Take, for example, the 2,298-kilometre Beijing-Guangzhou service, one the world's longest high-speed rail lines, which opened in December last year.

"In the past, in a three-hour conventional train journey on this line, three million people from Anyang, Xinxiang and Handan travelled to and from Zhengzhou [the capital of Henan province]," World Bank senior transport specialist Gerald Ollivier said. "With the high-speed line, this number will surge to 28 million people from eight cities, which will work more closely together as a return trip within a day will be within reach."

Ollivier said the resulting economic exchanges, accessibility and productivity gains would be significant and extend beyond traditional transport savings.

After the Beijing-Guangzhou high-speed line opened, the traditional rail link between these two cities was used to transport an additional 20 million tonnes of freight annually, because passengers switched to high-speed trains, said Zheng Tianxiang, a transport professor at Sun Yat-sen University in Guangzhou.

"This is very important, because trains can bring coal from the south to the north this winter while many trucks can't transport coal due to the snow," Zheng said.

He said the mainland was overly reliant on trucks to transport freight and needed to expand rail freight transport.

The mainland has been criticised for having one of the world's costliest high-speed railways, while Hong Kong's high-speed rail link to Guangzhou, the Express Rail Link, has been criticised for being the costliest on a per-kilometre basis.

Beijing will spend 1.88 trillion yuan building 16,448 kilometres of high-speed rail links between 2011 and 2015, according to a bond prospectus issued by mainland train maker CSR.

As a result of such heavy spending, the Ministry of Railways' gearing ratio rose to 60.62 per cent as at the end of March last year, from 53.06 per cent at the end of 2009, while its debt nearly doubled to 2.4 trillion yuan from 1.3 trillion yuan over the same period.

The 26km Express Rail Link will cost HK$66.9 billion.

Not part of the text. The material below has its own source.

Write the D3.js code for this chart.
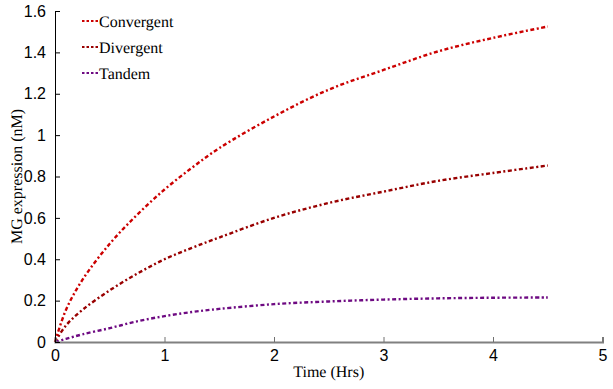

After its completion in 2015, train travel time between Hong Kong and Guangzhou will be cut to 48 minutes from 105 minutes and the link will generate up to HK$90 billion of benefits according to conventional cost-benefit analysis, according to documents presented to the Legislative Council.

"Definitely there are genuine broader economic benefits to be obtained by linking Hong Kong and [mainland] China by high-speed railway. Thousands of mainland businessmen like to come to Hong Kong to do business," Wong said.

While it now took him eight hours to go by train from Hong Kong to Guangzhou, his travelling time to meetings on the mainland would be cut to three or four hours with the express link.

Yunfu, the city with the lowest gross domestic product in Guangdong, could be among the big beneficiaries of the Nanning-Guangzhou high-speed railway, the World Bank report said.

"High-speed rail may stimulate Yunfu's economy in various ways, including access to skilled workers, inflows of capital, growth of export-oriented industries and a boost to tourism," the report said. Yunfu is not yet connected to Guangzhou by rail and a road journey between the cities takes 21/2 hours.

Businesspeople in Yunfu told the World Bank that efforts to attract skills, investment and development were hampered by poor transport access.

But after the Nanning-Guangzhou high-speed link connecting Yunfu to the two cities opens later this year, travel time between Yunfu and Guangzhou will be cut to 40 minutes.

Zheng said Yunfu also had abundant mineral resources but lacked rail links to transport the supplies.

However, mainland high-speed train tickets are too expensive, the professor warned, and Beijing should let the private sector manage the services to lower fares. "The government can learn from Hong Kong's MTR and let the private sector manage train services to improve efficiency," he said.